Kasus Montara sebuah pengkhianatan HAM

id Gregor

Kasus Montara sebuah pengkhianatan HAM

Antropolog Budaya dari Unwira Kupang Pater Gregor Neonbasu SVD, PhD (ANTARA Foto/dok)

"Bapak Presiden Jokowi meski membicarakan ini secara serius sebagai bentuk penghormatan harga diri manusia NTT yang hingga saat ini masih menderita akibat pencemaran itu," ujar Pater Gregor Neonbasu.
Kupang (AntaraNews NTT) - Antropolog Budaya dari Universitas Widya Mandira (Unwira) Pater Gregor Neonbasu SVD, PhD berpendapat kasus pencemaran Laut Timor akibat meledaknya anjungan minyak Montara pada 2009 lalu merupakan sebuah penghianatan terhadap Hak Asasi Manusia (HAM).

"Ini (Kasus Montara) sebuah penghianatan terhadap HAM. Sudah sembilan tahun dampak meledaknya minyak itu masih menyisahkan penderitaan bagi masyarakat di Timor Barat, Nusa Tenggara Timur," katanya kepada Antara di Kupang, Kamis.

Rohaniwan Katolik itu mengemukakan tidak hanya masyarakat di Timor Barat (sebutan untuk daerah-daerah di Pulau Timor bagian barat yang berbatasan dengan negara Timor Leste), dampak pencemaran minyak di Laut Timor itu telah menimbulkan penderitaan mendalam bagi warga-warga di pesisir pulau-pulau di selatan Nusa Tenggara Timur.

Meledaknya kilang minyak Montara di Blok Atlas Barat Laut Timor pada 21 Agustus 2009 itu, katanya, masih dirasakan dampaknya hingga saat ini. 
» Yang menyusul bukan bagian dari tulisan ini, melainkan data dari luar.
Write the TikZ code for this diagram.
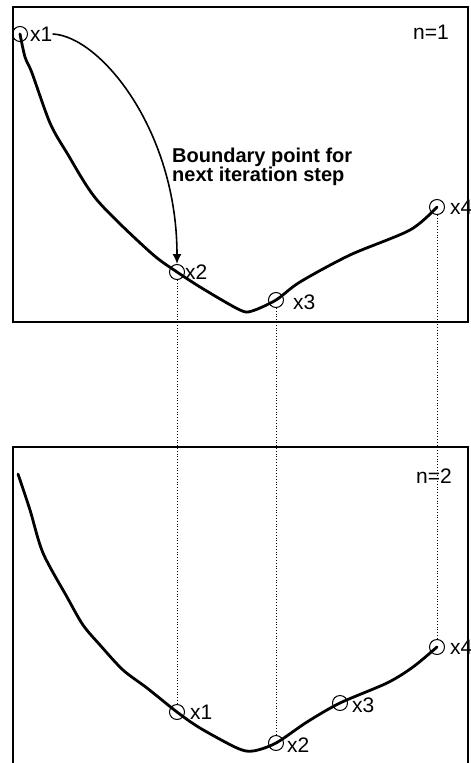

Baca juga: MUI harapkan Jokowi bahas Montara dengan Australia

"Kerugian ekonomi sudah pasti ada karena mereka kehilangan sumber mata pencaharian di laut, selain itu banyak pula menderita berbagai penyakit sebagai dampak langsung pencemaran itu," kata Ketua Dewan Riset Daerah (DRD) NTT itu.

Neonbasu berharap ada progres pembicaraan yang serius di tingkat pemerintahan antarnegara (Indonesia dan Australia) agar persoalan yang sudah hampir sepuluh tahun berlalu itu menemukan titik terang penyelesaiannya.

"Bapak Presiden Jokowi meski membicarakan ini secara serius sebagai bentuk penghormatan harga diri manusia NTT yang hingga saat ini masih menderita akibat pencemaran itu," ujarnya.
Meledaknya kilang minyak Montara di Laut Timor pada 21 Agustus 2009. (Foto Ist)

Sementara itu, pemerintah Indonesia melalui Menteri Koordinator Bidang Kemaritiman Luhut Binsar Panjaitan membentuk Montara Task Force (Satgas Montara) yang akan mengambilalih kasus pencemaran minyak di Laut Timor itu.

"Satgas Montara yang dibentuk pada 13 Agustus 2017 itu bertugas memonitor, mencermati dan berdialog dengan semua pihak untuk menyelesaikan kasus tumpahan minyak di Laut Timor secara menyeluruh," kata Ketua Tim Advokasi Rakyat Korban Montara Ferdi Tanoni.

Ia mengatakan sikap tegas Menko Kemaritiman Luhut Binsar Pandjaitan dengan membentuk Montara Task Force itu untuk mendorong Australia agar bisa bekerja sama dalam mencari solusi penyelesaian kasus Montara.

Baca juga: Meneropong kelanjutan penyelesaian kasus Montara

"Lembaga ini juga merupakan representasi dari pemerintah dan rakyat korban Montara agar kasus pencemaran yang sudah berjalan delapan tahun lebih ini, segera diselesaikan," kata mantan agen imigrasi Australia itu.

Ia menjelaskan Menteri Luar Negeri Australia telah memberikan respons yang positif terhadap permintaan Luhut Binsar Pandjaitan, dan memberikan tanggapan positif terhadap permintaan rakyat korban melalui sebuah surat tertanggal 7 Februari 2018.

Dengan demikian, lanjutnya, Montara Task Force harus segera dan secepatnya mengambialih seluruh urusan kasus pencemaran Laut Timor secara menyeluruh dan tuntas.